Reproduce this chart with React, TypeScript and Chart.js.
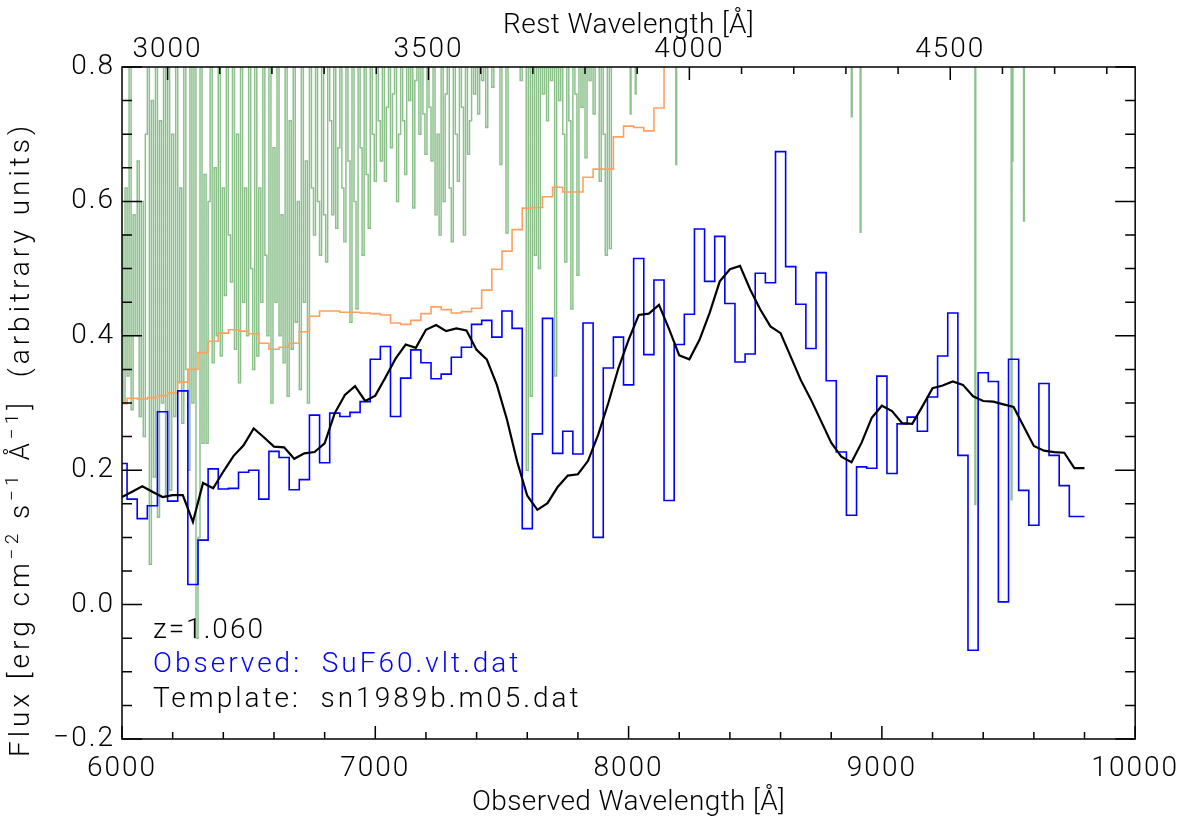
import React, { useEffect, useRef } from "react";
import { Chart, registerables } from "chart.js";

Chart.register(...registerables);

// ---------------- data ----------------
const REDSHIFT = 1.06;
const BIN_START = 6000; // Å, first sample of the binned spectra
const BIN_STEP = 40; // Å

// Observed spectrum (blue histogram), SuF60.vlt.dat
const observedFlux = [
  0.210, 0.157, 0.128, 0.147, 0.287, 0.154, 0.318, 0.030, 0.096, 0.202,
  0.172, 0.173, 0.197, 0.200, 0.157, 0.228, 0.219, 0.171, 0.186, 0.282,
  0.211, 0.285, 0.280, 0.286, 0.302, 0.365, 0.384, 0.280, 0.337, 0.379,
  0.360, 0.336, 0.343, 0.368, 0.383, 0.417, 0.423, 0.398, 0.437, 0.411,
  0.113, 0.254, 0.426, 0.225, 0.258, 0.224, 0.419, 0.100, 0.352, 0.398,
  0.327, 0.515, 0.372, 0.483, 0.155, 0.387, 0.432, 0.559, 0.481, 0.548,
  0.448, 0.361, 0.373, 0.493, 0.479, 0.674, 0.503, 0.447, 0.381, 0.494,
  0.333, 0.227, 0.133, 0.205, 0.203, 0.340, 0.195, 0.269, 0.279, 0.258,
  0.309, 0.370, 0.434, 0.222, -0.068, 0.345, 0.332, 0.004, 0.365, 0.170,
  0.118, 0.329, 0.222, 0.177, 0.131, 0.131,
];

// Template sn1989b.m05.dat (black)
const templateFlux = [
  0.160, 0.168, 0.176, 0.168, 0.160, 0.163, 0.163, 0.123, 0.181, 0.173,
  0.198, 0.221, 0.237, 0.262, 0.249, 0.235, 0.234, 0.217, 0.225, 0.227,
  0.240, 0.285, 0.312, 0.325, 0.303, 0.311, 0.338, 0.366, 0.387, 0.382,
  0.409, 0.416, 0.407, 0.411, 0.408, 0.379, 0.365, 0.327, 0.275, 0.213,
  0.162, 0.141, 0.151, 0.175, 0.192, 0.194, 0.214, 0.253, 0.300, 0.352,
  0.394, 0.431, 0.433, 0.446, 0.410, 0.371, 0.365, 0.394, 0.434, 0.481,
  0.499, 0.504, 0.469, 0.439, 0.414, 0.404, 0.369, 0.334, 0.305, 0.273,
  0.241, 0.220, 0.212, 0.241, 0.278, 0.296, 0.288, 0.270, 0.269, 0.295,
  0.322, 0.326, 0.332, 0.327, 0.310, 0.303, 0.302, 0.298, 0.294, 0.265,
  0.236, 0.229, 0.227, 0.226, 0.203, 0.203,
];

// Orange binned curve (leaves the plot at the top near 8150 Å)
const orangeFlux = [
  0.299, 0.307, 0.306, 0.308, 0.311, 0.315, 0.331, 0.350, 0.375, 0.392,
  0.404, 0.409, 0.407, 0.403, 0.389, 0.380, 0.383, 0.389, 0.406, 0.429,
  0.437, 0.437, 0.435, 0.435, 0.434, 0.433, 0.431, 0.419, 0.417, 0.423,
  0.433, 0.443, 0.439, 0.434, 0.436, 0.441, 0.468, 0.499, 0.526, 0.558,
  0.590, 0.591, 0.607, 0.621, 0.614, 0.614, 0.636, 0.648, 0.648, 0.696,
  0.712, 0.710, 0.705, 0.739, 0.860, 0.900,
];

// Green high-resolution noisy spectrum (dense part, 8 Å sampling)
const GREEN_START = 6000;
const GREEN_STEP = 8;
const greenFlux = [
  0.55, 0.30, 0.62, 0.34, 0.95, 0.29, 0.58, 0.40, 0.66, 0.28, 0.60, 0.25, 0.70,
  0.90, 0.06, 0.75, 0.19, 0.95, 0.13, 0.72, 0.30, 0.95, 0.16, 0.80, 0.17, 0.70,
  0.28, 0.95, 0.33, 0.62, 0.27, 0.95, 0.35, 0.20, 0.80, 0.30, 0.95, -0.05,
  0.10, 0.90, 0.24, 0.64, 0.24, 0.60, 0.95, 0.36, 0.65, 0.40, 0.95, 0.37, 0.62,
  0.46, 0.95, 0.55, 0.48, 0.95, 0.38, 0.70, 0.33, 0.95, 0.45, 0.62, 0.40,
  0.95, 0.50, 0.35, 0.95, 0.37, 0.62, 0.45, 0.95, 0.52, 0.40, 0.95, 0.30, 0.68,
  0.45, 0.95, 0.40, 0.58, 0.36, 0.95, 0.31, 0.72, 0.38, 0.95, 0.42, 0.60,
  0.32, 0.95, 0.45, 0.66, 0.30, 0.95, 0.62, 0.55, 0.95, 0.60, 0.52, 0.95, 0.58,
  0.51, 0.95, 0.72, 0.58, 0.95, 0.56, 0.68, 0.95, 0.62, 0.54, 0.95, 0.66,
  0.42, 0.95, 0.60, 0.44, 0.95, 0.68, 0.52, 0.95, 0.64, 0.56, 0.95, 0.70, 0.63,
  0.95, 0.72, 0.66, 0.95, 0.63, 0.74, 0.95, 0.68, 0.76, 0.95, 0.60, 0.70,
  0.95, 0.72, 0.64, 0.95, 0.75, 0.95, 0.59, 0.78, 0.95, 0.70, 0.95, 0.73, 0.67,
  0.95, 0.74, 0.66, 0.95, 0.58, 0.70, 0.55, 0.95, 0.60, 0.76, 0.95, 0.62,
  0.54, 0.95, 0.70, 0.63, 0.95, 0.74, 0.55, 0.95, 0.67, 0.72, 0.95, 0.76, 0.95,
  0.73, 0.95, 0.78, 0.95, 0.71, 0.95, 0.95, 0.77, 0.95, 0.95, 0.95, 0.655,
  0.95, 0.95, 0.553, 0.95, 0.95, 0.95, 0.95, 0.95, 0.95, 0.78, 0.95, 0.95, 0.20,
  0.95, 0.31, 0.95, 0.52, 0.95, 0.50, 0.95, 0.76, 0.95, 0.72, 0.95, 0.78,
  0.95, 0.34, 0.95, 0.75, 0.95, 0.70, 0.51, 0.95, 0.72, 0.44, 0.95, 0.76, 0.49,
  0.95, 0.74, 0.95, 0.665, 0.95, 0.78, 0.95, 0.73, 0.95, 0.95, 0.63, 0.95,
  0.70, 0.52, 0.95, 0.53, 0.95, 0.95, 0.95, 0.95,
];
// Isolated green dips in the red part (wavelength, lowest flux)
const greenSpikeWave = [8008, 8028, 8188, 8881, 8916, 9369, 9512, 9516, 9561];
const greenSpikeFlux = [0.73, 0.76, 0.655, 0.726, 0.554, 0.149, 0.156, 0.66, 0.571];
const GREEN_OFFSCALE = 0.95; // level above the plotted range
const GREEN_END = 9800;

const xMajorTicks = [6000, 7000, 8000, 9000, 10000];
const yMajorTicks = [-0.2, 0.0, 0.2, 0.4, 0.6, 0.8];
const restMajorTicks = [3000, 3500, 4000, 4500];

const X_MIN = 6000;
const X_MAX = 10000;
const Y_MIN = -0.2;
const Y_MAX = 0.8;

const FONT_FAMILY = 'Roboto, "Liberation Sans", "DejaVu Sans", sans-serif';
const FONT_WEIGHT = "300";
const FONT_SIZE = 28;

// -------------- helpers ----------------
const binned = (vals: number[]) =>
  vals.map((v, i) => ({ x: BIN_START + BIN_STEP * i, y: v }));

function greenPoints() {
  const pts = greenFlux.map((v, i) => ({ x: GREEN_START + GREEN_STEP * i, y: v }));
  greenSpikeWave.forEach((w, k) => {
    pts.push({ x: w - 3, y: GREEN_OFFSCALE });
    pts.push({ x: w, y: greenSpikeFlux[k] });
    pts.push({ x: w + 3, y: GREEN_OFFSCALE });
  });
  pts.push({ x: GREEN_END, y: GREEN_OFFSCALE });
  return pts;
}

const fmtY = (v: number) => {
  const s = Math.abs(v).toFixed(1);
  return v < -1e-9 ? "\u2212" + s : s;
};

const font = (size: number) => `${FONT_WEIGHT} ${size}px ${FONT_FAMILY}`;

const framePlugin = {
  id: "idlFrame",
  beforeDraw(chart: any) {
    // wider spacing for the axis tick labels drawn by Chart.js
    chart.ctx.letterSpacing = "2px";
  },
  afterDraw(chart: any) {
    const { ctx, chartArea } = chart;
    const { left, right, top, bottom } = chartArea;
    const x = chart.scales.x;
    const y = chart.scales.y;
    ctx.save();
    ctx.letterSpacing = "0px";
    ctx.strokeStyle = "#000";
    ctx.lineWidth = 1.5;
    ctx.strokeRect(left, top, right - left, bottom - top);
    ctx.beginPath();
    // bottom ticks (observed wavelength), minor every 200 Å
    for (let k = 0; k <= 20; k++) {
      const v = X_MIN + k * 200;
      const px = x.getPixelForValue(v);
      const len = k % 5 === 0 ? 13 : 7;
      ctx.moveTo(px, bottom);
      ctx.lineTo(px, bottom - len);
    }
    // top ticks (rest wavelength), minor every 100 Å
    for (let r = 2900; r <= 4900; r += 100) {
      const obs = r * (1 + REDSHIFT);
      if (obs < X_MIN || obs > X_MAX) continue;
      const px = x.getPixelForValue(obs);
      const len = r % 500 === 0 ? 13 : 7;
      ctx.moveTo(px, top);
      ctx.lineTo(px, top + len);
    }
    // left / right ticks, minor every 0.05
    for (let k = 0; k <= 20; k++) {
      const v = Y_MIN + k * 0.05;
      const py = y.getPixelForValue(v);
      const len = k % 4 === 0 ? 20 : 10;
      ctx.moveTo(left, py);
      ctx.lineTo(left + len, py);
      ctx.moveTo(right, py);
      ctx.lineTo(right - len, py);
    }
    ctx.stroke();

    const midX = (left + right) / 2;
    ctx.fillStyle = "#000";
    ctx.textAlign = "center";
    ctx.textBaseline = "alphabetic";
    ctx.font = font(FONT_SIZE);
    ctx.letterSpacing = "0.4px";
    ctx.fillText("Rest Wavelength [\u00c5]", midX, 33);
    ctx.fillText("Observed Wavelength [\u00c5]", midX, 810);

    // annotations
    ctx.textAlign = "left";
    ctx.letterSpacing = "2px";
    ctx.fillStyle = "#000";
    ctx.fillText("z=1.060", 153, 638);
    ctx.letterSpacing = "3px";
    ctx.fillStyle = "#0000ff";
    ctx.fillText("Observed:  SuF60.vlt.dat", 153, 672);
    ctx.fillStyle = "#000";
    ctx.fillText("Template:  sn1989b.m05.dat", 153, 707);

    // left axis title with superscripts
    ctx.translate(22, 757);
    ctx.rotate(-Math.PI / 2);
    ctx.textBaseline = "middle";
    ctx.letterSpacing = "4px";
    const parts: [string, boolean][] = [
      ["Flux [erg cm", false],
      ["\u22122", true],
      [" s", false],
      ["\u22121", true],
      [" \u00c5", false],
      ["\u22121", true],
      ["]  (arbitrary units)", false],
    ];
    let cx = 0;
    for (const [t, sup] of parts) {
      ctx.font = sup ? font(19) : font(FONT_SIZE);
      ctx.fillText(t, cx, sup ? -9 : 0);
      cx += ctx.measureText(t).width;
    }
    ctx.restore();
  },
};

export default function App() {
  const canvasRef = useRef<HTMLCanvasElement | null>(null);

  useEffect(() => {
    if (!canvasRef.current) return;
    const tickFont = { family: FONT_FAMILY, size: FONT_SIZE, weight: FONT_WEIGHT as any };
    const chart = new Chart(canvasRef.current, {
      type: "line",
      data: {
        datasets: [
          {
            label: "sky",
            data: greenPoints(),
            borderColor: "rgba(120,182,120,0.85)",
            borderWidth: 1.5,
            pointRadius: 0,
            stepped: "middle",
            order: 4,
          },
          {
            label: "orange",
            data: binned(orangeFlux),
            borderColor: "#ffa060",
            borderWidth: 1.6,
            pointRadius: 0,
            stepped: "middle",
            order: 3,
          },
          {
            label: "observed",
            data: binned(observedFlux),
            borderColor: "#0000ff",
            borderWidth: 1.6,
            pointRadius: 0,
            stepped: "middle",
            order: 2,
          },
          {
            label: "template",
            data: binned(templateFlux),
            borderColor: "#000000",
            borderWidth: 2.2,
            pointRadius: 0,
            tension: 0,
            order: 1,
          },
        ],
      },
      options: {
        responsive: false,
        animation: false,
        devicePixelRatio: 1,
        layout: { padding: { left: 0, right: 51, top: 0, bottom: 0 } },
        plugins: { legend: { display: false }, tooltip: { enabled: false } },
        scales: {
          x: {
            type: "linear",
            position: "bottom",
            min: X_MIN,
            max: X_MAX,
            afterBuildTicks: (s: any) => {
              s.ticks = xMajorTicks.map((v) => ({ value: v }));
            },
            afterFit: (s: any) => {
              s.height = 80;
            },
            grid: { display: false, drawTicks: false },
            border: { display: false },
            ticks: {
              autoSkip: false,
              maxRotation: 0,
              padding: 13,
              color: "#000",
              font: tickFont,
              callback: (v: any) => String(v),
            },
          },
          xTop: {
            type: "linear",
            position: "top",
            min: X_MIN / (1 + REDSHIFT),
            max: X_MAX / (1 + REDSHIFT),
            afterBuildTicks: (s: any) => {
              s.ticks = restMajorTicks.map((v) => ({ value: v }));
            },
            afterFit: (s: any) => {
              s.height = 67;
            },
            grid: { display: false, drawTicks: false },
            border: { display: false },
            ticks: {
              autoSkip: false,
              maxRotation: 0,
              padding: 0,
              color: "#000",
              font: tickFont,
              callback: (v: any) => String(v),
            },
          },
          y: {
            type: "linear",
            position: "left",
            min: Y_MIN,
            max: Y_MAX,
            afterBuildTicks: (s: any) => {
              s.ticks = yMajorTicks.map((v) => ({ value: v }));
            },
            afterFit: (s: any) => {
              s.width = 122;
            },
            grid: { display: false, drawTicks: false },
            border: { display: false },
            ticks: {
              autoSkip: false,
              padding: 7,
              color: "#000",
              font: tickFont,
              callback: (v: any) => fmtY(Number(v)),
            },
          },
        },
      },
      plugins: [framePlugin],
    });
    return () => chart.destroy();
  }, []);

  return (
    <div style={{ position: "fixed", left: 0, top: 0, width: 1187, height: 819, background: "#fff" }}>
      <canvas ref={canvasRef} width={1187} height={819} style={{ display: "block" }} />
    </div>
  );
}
┄┄┄┄┄┄┄┄┄┄
Job:
Return the material line for line, from its beginning to the line that contains "const BIN_STEP = 40; // Å", with the pictures left out.

Task solution:
Reproduce this chart with React, TypeScript and Chart.js.
import React, { useEffect, useRef } from "react";
import { Chart, registerables } from "chart.js";

Chart.register(...registerables);

// ---------------- data ----------------
const REDSHIFT = 1.06;
const BIN_START = 6000; // Å, first sample of the binned spectra
const BIN_STEP = 40; // Å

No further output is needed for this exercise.